Which brings us to perhaps the most important point: Google Now’s “intelligence” is linked exclusively to services of Google and its partners. If you prefer to do get restaurant recommendations from Yelp, check in to locations using FourSquare, or scout for local deals using Groupon… well, none of that information is going to make Google Now cards any smarter. And if you want to use a search engine (like Bing) instead of Google, Google Now cards can’t leverage your search history to help make Google Now more relevant. Google no doubt looks at Google Now as a way to make its services even more appealing to mobile users; to folks who prefer other services, it’s just one more thing in Android that doesn’t do them any good.
So what’s Google’s angle?
Google benefits from Google Now in three main ways. First, it wants to prove it can keep up (and even jump ahead) of Apple on the mobile personal assistant front. And Google has a good shot at that: After all, Google is the market leader in search, so it has the strongest foundation on which to build a market-leading mobile search.
Second, Google Now could become a distinguishing feature for Android, one that helps identify it as something more than an imitator to Apple’s iOS. If Google Now takes off, it could be a serious differentiator that makes Android different from other mobile operating systems. For years, Android has been carrying the albatross of being a runner-up to Apple’s iOS. If Google Now proves successful, Google could find itself being copied by the likes of Apple and Microsoft. Wouldn’t that be delicious?

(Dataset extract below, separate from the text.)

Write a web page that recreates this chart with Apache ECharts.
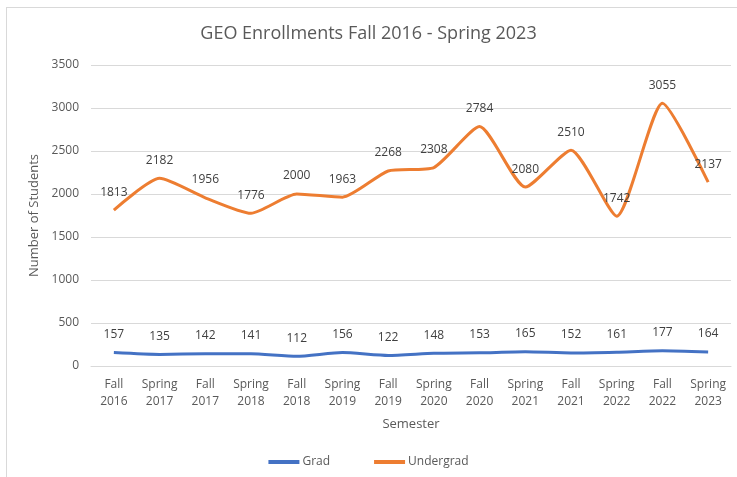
<!DOCTYPE html>
<html>
<head>
<meta charset="UTF-8">
<title>GEO Enrollments</title>
<script src="https://cdn.jsdelivr.net/npm/echarts@6/dist/echarts.min.js"></script>
<style>
	body{
		margin:0;
		background:#fff;
	}
	#frame{
		position:absolute;
		left:6px;
		top:7px;
		width:740px;
		height:480px;
		border:1px solid #d9d9d9;
	}
	#chart{
		position:absolute;
		left:0;
		top:0;
		width:737px;
		height:477px;
	}
</style>
</head>
<body>
	<div id="frame"></div>
	<div id="chart"></div>
<script>
	var semesters = ["Fall\n2016","Spring\n2017","Fall\n2017","Spring\n2018","Fall\n2018","Spring\n2019","Fall\n2019",
		"Spring\n2020","Fall\n2020","Spring\n2021","Fall\n2021","Spring\n2022","Fall\n2022","Spring\n2023"];
	var grad = [157,135,142,141,112,156,122,148,153,165,152,161,177,164];
	var undergrad = [1813,2182,1956,1776,2000,1963,2268,2308,2784,2080,2510,1742,3055,2137];

	var myChart = echarts.init(document.getElementById("chart"));
	var font = "'Open Sans', sans-serif";
	var option = {
		animation:false,
		title:{
			text:"GEO Enrollments Fall 2016 - Spring 2023",
			left:"center",
			top:20,
			textStyle:{fontFamily:font,fontSize:18,fontWeight:"normal",color:"#595959"}
		},
		legend:{
			bottom:4,
			left:"center",
			itemWidth:31,
			itemHeight:4,
			itemGap:44,
			icon:"rect",
			textStyle:{fontFamily:font,fontSize:12,color:"#595959",padding:[0,0,0,-2]},
			data:["Grad","Undergrad"]
		},
		grid:{left:91,right:6,top:65,bottom:111,containLabel:false},
		xAxis:{
			type:"category",
			data:semesters,
			name:"Semester",
			nameLocation:"middle",
			nameGap:52,
			nameTextStyle:{fontFamily:font,fontSize:13,color:"#595959"},
			axisLine:{lineStyle:{color:"#d9d9d9"}},
			axisTick:{show:false},
			axisLabel:{fontFamily:font,fontSize:12,color:"#595959",lineHeight:17,margin:10,interval:0}
		},
		yAxis:{
			type:"value",
			min:0,
			max:3500,
			interval:500,
			name:"Number of Students",
			nameLocation:"middle",
			nameGap:50,
			nameTextStyle:{fontFamily:font,fontSize:13,color:"#595959"},
			axisLine:{show:false},
			axisTick:{show:false},
			axisLabel:{fontFamily:font,fontSize:12,color:"#595959",margin:12,formatter:function(v){return String(v);}},
			splitLine:{lineStyle:{color:"#d9d9d9"}}
		},
		series:[{
			name:"Grad",
			type:"line",
			data:grad,
			smooth:0.2,
			symbol:"circle",
			symbolSize:0,
			lineStyle:{width:3,color:"#4472c4"},
			itemStyle:{color:"#4472c4"},
			label:{show:true,position:"top",distance:12,fontFamily:font,fontSize:12,color:"#404040"}
		},{
			name:"Undergrad",
			type:"line",
			data:undergrad,
			smooth:0.2,
			symbol:"circle",
			symbolSize:0,
			lineStyle:{width:3,color:"#ed7d31"},
			itemStyle:{color:"#ed7d31"},
			label:{show:true,position:"top",distance:12,fontFamily:font,fontSize:12,color:"#404040"}
		}]
	};
	myChart.setOption(option);
</script>
</body>
</html>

Third, of course, is that Google Now encourages more Android users to potentially disclose vast amounts of information to Google. Taking advantage of Google Now means users send Google constant updates about their location, Web history, calendar items and — indirectly for now but eventually directly — social circles, likes, dislikes, and a wealth of other demographic information. Google will collate all that information and use it to sell advertising — and, probably sooner than later, that advertising will appear in Google Now. Remember: Google doesn’t make much money from Android directly. Google is primarily in the business of selling advertising, and to sell those ads for top dollar, Google wants to know everything about Android users.
Of course, many Android users already send all this information to Google. But those who value their privacy — or simply want to use other services — might view Google Now as one more step away from Google’s “don’t be evil” mantra. Or is that “former mantra,” now?